## TASK TO COMPLETE
Omit the pictures and output exactly the lines from the start of the entries through the line containing "const xRange = [0, 3];".

## DATA SHOWN

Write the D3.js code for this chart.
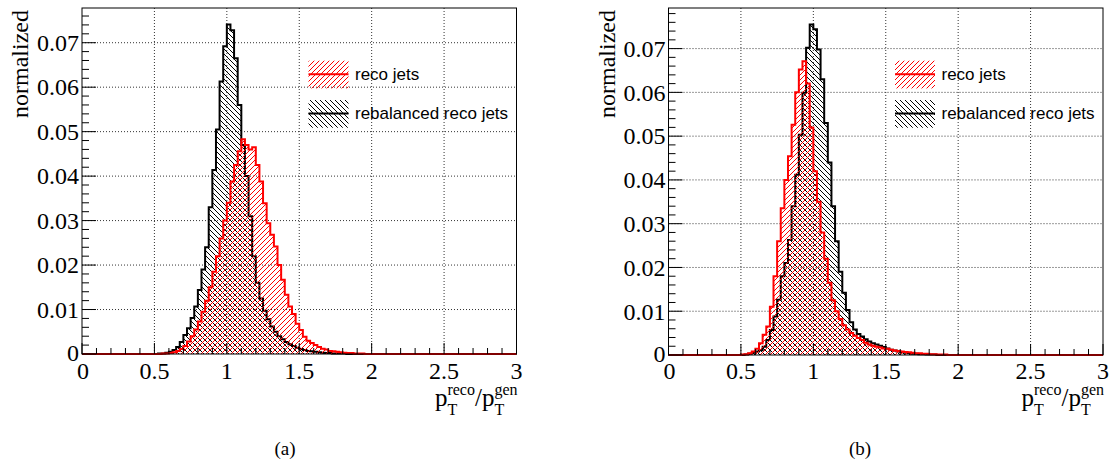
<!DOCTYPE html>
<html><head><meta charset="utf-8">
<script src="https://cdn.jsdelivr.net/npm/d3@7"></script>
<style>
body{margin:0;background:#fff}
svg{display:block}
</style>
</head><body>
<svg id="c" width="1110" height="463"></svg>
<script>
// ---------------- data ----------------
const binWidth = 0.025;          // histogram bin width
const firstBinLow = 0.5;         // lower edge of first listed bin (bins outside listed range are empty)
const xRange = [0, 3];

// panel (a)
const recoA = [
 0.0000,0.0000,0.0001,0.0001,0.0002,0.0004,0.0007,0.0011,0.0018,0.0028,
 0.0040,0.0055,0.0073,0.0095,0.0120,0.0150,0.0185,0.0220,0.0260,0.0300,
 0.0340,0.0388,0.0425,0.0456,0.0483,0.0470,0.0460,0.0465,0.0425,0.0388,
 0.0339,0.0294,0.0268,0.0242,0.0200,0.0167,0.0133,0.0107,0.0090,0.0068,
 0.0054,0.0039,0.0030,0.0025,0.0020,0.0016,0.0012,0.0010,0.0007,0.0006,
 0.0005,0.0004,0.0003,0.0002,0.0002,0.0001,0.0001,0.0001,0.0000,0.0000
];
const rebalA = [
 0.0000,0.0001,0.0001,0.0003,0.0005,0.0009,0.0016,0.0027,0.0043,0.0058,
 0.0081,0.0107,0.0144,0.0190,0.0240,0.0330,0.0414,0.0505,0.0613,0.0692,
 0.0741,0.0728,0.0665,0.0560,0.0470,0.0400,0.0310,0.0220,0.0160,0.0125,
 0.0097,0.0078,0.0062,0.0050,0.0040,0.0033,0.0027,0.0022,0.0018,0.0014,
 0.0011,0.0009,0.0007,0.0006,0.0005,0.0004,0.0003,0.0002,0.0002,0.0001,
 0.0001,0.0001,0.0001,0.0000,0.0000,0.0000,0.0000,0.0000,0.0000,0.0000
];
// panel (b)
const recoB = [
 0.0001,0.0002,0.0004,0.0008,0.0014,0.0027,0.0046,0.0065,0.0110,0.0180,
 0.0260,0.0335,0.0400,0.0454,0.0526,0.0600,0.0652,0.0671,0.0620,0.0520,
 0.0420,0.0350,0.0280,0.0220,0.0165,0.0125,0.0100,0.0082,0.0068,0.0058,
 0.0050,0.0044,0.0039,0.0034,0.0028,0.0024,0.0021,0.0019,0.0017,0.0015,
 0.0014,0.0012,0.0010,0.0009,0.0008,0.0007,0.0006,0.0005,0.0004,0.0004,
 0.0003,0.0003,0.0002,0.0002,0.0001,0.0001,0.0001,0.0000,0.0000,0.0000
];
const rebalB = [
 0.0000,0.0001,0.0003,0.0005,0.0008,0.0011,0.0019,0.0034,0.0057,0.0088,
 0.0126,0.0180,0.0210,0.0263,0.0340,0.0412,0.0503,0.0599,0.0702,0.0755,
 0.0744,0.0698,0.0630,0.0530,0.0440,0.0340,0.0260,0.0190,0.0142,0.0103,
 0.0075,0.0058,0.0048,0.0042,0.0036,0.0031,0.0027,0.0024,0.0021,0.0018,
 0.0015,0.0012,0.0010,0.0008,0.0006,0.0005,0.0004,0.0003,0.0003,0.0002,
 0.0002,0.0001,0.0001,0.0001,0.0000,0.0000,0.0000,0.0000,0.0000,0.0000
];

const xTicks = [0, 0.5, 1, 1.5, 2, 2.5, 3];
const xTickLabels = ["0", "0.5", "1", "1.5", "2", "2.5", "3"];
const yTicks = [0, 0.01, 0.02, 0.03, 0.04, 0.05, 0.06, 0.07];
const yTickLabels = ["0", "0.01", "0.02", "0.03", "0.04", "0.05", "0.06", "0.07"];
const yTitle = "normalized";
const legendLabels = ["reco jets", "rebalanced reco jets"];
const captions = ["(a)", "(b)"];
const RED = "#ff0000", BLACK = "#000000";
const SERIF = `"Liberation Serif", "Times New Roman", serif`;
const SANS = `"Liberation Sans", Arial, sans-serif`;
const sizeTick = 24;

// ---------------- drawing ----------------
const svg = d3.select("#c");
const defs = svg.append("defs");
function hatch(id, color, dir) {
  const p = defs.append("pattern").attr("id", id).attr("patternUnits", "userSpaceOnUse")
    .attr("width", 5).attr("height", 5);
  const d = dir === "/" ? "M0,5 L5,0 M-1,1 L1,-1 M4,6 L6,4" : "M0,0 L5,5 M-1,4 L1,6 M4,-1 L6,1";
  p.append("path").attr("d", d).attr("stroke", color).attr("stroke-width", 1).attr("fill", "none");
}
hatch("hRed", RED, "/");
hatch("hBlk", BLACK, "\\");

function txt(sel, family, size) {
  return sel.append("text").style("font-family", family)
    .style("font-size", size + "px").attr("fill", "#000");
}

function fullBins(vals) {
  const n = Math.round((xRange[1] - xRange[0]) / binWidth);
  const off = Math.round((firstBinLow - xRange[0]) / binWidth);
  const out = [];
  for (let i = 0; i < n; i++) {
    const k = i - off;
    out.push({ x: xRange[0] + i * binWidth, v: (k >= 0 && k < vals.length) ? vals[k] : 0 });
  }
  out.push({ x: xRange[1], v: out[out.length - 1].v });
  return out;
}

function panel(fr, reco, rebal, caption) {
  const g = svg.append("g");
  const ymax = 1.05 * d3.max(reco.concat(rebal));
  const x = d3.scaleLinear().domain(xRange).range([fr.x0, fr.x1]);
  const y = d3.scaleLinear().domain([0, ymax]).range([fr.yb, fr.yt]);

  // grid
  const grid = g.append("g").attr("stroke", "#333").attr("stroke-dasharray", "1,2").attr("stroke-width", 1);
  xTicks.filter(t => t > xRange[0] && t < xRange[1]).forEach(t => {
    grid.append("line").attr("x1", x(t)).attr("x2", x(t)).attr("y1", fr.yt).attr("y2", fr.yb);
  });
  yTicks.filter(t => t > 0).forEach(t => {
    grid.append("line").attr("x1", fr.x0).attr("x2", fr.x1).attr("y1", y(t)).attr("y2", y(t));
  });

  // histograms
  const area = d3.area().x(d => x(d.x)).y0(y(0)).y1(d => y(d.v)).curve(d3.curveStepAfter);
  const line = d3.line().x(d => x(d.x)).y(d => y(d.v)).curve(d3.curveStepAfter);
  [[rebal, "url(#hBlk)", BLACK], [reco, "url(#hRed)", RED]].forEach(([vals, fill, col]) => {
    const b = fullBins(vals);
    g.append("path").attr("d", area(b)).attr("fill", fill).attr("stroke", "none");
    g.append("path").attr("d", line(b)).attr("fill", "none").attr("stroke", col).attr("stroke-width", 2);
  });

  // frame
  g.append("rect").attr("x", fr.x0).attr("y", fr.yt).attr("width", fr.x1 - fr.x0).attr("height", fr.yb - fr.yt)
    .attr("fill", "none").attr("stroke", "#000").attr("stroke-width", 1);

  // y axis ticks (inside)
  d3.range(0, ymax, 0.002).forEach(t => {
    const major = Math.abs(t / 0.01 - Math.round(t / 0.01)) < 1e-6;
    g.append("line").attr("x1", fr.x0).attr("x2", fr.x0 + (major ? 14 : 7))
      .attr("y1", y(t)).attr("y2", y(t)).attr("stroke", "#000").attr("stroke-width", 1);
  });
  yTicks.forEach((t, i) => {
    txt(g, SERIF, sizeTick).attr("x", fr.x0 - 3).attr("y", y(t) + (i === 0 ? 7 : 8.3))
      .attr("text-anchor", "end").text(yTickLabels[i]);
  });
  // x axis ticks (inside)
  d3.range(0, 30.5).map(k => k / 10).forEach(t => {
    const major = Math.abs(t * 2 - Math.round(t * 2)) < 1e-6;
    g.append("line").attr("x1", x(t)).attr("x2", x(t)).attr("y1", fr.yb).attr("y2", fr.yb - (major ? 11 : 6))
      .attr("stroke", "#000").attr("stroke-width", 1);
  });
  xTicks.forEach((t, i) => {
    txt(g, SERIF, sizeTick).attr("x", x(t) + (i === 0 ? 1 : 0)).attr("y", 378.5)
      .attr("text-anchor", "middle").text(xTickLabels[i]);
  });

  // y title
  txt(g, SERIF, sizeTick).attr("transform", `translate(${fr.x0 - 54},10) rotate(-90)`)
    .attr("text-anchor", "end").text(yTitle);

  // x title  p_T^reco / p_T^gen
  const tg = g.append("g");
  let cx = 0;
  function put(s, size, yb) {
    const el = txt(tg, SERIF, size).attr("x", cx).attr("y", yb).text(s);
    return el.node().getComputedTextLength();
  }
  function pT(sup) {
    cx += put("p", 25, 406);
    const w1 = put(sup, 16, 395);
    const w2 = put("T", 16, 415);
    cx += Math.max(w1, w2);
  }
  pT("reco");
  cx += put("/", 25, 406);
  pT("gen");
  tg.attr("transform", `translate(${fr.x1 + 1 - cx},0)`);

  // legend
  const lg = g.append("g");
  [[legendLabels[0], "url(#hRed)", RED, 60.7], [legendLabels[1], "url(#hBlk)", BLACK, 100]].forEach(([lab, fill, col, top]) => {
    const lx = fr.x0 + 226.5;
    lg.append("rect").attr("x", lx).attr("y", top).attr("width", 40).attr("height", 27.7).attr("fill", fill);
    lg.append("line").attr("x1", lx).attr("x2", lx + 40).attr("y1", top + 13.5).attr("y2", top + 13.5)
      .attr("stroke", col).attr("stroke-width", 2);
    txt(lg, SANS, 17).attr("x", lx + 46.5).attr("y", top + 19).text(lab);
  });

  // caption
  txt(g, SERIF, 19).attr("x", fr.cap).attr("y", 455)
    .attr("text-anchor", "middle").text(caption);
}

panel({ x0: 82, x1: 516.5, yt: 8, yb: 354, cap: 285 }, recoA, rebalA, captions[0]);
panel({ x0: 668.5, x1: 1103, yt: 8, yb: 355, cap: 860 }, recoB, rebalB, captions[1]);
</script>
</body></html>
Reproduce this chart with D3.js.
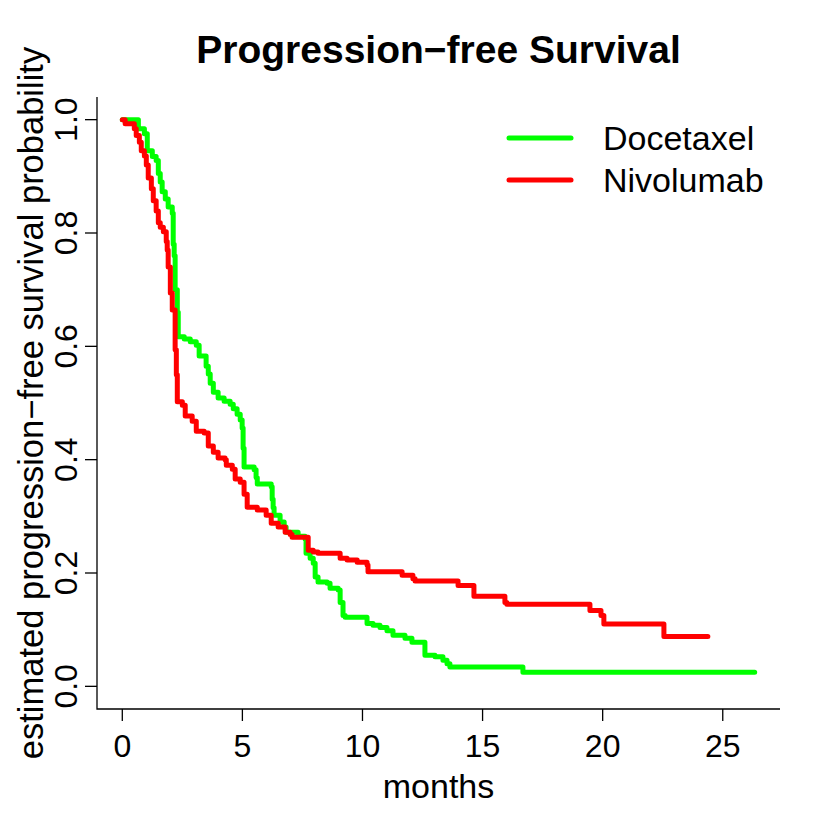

## PROBLEM SOLUTION
Write the D3.js code for this chart.
<!DOCTYPE html>
<html><head><meta charset="utf-8">
<script src="https://cdn.jsdelivr.net/npm/d3@7"></script>
<style>
body{margin:0;background:#fff}
svg{display:block}
</style>
</head><body>
<svg id="c" width="1110" height="463"></svg>
<script>
// ---------------- data ----------------
const binWidth = 0.025;          // histogram bin width
const firstBinLow = 0.5;         // lower edge of first listed bin (bins outside listed range are empty)
const xRange = [0, 3];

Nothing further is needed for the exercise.